В то время как каллипигическая традиция достигла своего предельного воплощения в Древней Греции,[277] карнавальный гротеск с особым размахом запечатлелся в культуре христианской Европы. Контраст тем значительнее, что каллипигия осталась здесь за рамками допустимого выражения. Характерно в данном отношении сочинение «Галантные дамы», которое написал французский аристократ Пьер де Бурдей Сьёр де Брантон (ок. 1538—1614). Этот писатель назвал 30 избранных черт, отличающих настоящих красавиц. Наряду с белой кожей, зубами и руками, черными глазами, бровями, ресницами, розовыми устами, щеками, ногтями, широкими грудями, ушами, ступнями и пр. Брантон упоминает присущую настоящей красавице форму идеальной вагины — «узкие губы (и те, и другие)...»[278]. Однако для зада в перечне женских красот места не находится. Живший на полстолетия ранее Аньола Фиренцуоло (1493—1543) в своих рассуждениях «О красотах женщин», помимо черных глаз и алых губ, восхищался также маленькой ножкой и полным бедром,[279] но это — предельное приближение. Очевидно, указание на полные бедра подразумевало и неупоминаемые ягодицы.

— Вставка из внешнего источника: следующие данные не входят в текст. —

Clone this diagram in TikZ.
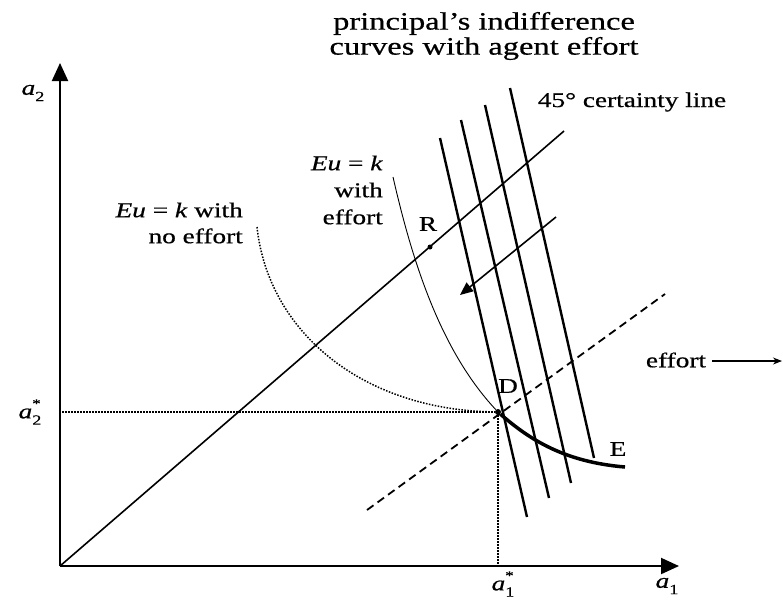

При всем своеобразии средневековой русской культуры в рассматриваемом вопросе она близка западной традиции. В том любовном объяснении, которое составило содержание написанного в середине XVII столетия «Сказания о молодце и девице», звучат изысканные метафорические обозначения женских гениталий — «аравийское золото», «прямое товолжаное ратовище», «луг»..., но зад не упоминается. Подобно Фиренцуоле, герой «Сказания...» восхваляет «крутые бедра» своей возлюбленной.[280]

На другом полюсе русской культуры традиция, представленная «заветными» сказками и пословицами, непристойными песнями... Как отмечал уже первый собиратель «заветных» сказок Александр Афанасьев, этот феномен близок литературным и фольклорным традициям, известным у разных европейских народов, о чем свидетельствует совпадение многих сюжетных линий «заветных» сказок с итальянскими, французскими, польскими и другими рассказами.[281] Это относится и к сюжетам, в которых особо отмечен зад.

История удачливого любовника, который обманывает другого претендента на благосклонность женщины, подставляя ему для поцелуя вместо женских губ свой зад, имеет международное распространение. Инверсия лица/зада обыгрывается и в русских пословицах типа: «Плюнь ему дураку жопой в рожу».[282] Отсюда и упоминания зада в характеристиках перевернутого, т.е. неправильного, несуразного поведения: «Пошел за море жопою лед ломать»[283]. При всем национальном колорите подобных выражений идея, лежащая в их основе, так или иначе запечатлелась в культурах самых разных народов. Однако если описывающий историю поцелуя в зад «Рассказ мельника» составляет самую неприличную историю «Кентерберийских рассказов» Джеффри Чосера, то в сборнике Афанасьева подобная сказка («Поп и мужик») представляется сравнительно скромной[284].

Для полноты картины следует отметить, что обнажение зада, которое ассоциируется с переворачиванием нормального порядка вещей, практиковалось и безотносительно к каким-либо насмешкам. Этот жест использовался в различных магических ритуалах — как в колдовской черной магии,[285] так и в качестве специального средства против черномагических ухищрений и вредоносных демонов[286]. Иногда голый зад упоминается как символ общего обнажения тела и предельной бедности.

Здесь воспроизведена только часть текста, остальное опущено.